Allan Quatermain presents himself as a man of experience, “fifty-five last birthday,” who has only now begun an attempt at writing down his personal history. Haggard thereby establishes Quatermain as the first-person narrator, but one who is uncouth with the pen. In contrast to the prevalent novels of the time, Haggard’s narrator is unschooled: “At an age when other boys are at school, I was earning my living as a trader in the old Colony” (Haggard 5). This fact signals the reader that the tale which follows will not be a drawing-room romance, but the account of a man’s own wild adventures. Haggard himself had lived in South Africa, and it is his detail concerning the setting which lends more credence to Quatermain’s account. The “untutored narrator” is also a convention that allows Haggard to make mistakes in his rush to write (he allegedly wrote King Solomon’s Mines in about six months) while blaming any stylistic errors on the narrator’s unlettered past. At times throughout the narrative, and especially here in the first chapter, Quatermain rambles and meanders off-topic briefly in his account, lending a more friendly tone to the narrative than could be found in many of the novels of manners available to readers of the time.
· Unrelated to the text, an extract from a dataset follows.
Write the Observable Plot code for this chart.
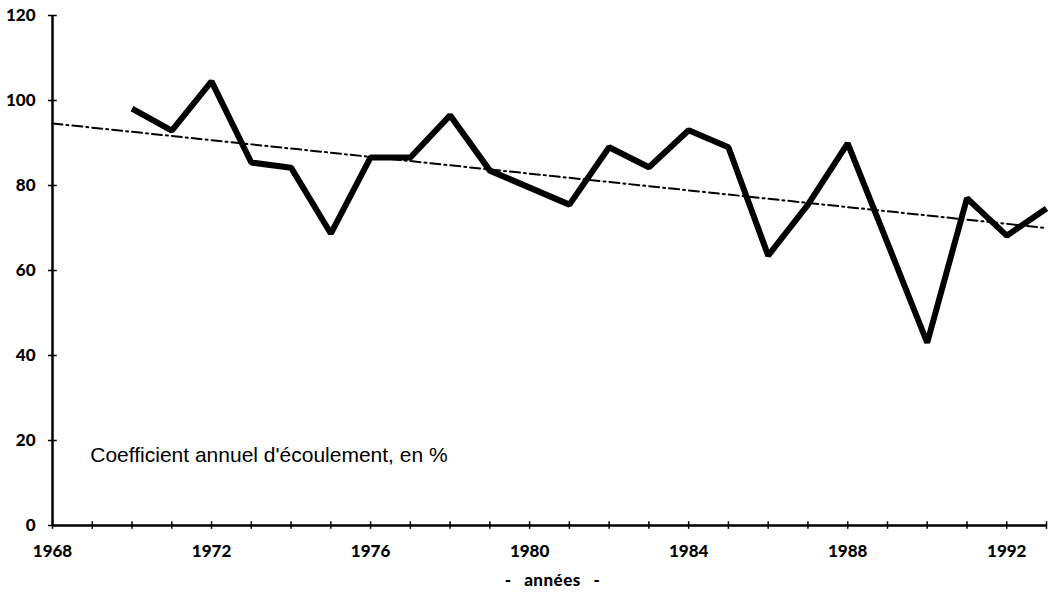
<!DOCTYPE html>
<html>
<head>
<meta charset="utf-8">
<script src="https://cdn.jsdelivr.net/npm/d3@7"></script>
<script src="https://cdn.jsdelivr.net/npm/@observablehq/plot@0.6"></script>
<style>
  html, body { margin: 0; padding: 0; background: #fff; }
  .xlab text { word-spacing: 8px; letter-spacing: 0.5px; }
</style>
</head>
<body>
<div id="chart"></div>
<script>
const years = [1970, 1971, 1972, 1973, 1974, 1975, 1976, 1977, 1978, 1979, 1980, 1981,
               1982, 1983, 1984, 1985, 1986, 1987, 1988, 1989, 1990, 1991, 1992, 1993];
const coefficient = [98.1, 92.9, 104.5, 85.4, 84.2, 68.7, 86.6, 86.6, 96.5, 83.5, 79.5, 75.5,
                     89.0, 84.3, 93.0, 89.0, 63.5, 75.5, 89.9, 66.5, 43.0, 77.0, 68.2, 74.6];
const trendYears = [1968, 1993];
const trendValues = [94.6, 70.0];
const xTickLabels = [1968, 1972, 1976, 1980, 1984, 1988, 1992];
const xMinorTicks = d3.range(1968, 1994);
const yTickLabels = [0, 20, 40, 60, 80, 100, 120];
const annotation = "Coefficient annuel d'écoulement, en %";
const xLabel = "- années -";

const series = years.map((y, i) => ({year: y, value: coefficient[i]}));
const trend = trendYears.map((y, i) => ({year: y, value: trendValues[i]}));

const chart = Plot.plot({
  width: 1059,
  height: 594,
  marginLeft: 52,
  marginRight: 13,
  marginTop: 15,
  marginBottom: 69,
  x: {domain: [1968, 1993]},
  y: {domain: [0, 120]},
  style: {fontFamily: "Lato, 'DejaVu Sans', sans-serif", color: "#000", background: "#fff"},
  marks: [
    Plot.axisX({ticks: xTickLabels, tickFormat: d => String(d), tickSize: 0, tickPadding: 19,
                label: null, fontSize: 17, fontWeight: 900}),
    Plot.axisY({ticks: yTickLabels, tickFormat: d => String(d), tickSize: 0, tickPadding: 17,
                label: null, fontSize: 17, fontWeight: 900}),
    Plot.ruleX(xMinorTicks, {x: d => d, y1: -0.9, y2: 0.9, stroke: "#000", strokeWidth: 1.5}),
    Plot.ruleY(yTickLabels, {y: d => d, x1: 1967.9, x2: 1968.12, stroke: "#000", strokeWidth: 1.5}),
    Plot.ruleY([0], {x1: 1968, x2: 1993, stroke: "#000", strokeWidth: 2.5}),
    Plot.ruleX([1968], {y1: 0, y2: 120, stroke: "#000", strokeWidth: 2.5}),
    Plot.line(trend, {x: "year", y: "value", stroke: "#000", strokeWidth: 2,
                      strokeDasharray: "10,4,2,4"}),
    Plot.line(series, {x: "year", y: "value", stroke: "#000", strokeWidth: 6,
                       strokeLinejoin: "miter", strokeLinecap: "butt"}),
    Plot.text([annotation], {x: 1968.95, y: 16.5, text: d => d, textAnchor: "start",
                             fontSize: 21, fontFamily: "'Liberation Sans', Arial, sans-serif", fill: "#000"}),
    Plot.text([xLabel], {frameAnchor: "bottom", dy: 60, dx: 3, text: d => d, fontSize: 17,
                         fontWeight: 900, fill: "#000", className: "xlab"})
  ]
});
document.getElementById("chart").appendChild(chart);
</script>
</body>
</html>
In addition, Quatermain mentions the only two literary works he has spent any time reading, the Ingoldsby Legends and the Old Testament, thereby foreshadowing both his frequent allusions to both works, and his own adventures in a world lost to a distant past.

Sir Henry Curtis and Captain Good are also introduced in this first chapter. Sir Henry at first seems familiar to Quatermain, a fact borne out by Quatermain’s earlier acquaintance with Sir Henry’s brother. Sir Henry is described in heroic terms by Quatermain as “one of the biggest-chested and longest-armed men I eve saw” (Haggard 8). He goes on to say that Sir Henry “reminded me of an ancient Dane” (although the editorial note references Quatermain’s unreliability as a narrator, suggesting he is thinking of Saxons). Captain Good is also described in glowing terms, but is set up as a foil for Quatermain. Whereas Quatermain is a rough product of the hunting and trading life, Good is a “gentleman,” a Royal Navy officer. To Quatermain, Naval officers are of a higher caliber than ordinary men, and Good is a proper officer. Good’s fastidiousness, which will play a larger (and more humorous) part in their later adventures, is hinted at by Quatermain: “He was so very neat and so very clean shaved, and he always wore an eye-glass in his right eye” (Haggard 10).

In telling the legend of King Solomon’s diamond mines, Haggard makes several uses of creative verisimilitude to firmly entrench the reader in the reality of this amazing tale. Quatermain tells the legend of the Mines rather than Good or Sir Henry, thus leading the reader into an automatic acceptance of the tale. Quatermain recounts the tale as he has heard it from others, lending a sense of history to the account, while various editorial details support the reality of the story, such as a Spanish-language “original” of Jose da Silvestra’s letter and the footnote that “Suliman” is Arabic for “Solomon.”

Sir Henry Curtis and Captain Good offer Quatermain the traditional “call to adventure” of many heroic quest stories. Curtis draws out of Quatermain his acquaintance with Neville, Curtis’ brother, and the desperate plight the older brother must be in. Good evokes Quatermain’s sense of honor and adventure in focusing on the need to rescue a fellow man (Neville) or aid a fellow man (Curtis), but also by bringing the riches of King Solomon’s Mines to the fore. Quatermain, in true heroic tradition, is reluctant to join the quest immediately, but sets some conditions evocative of Odysseus (the welfare of his son) before he will consider the matter.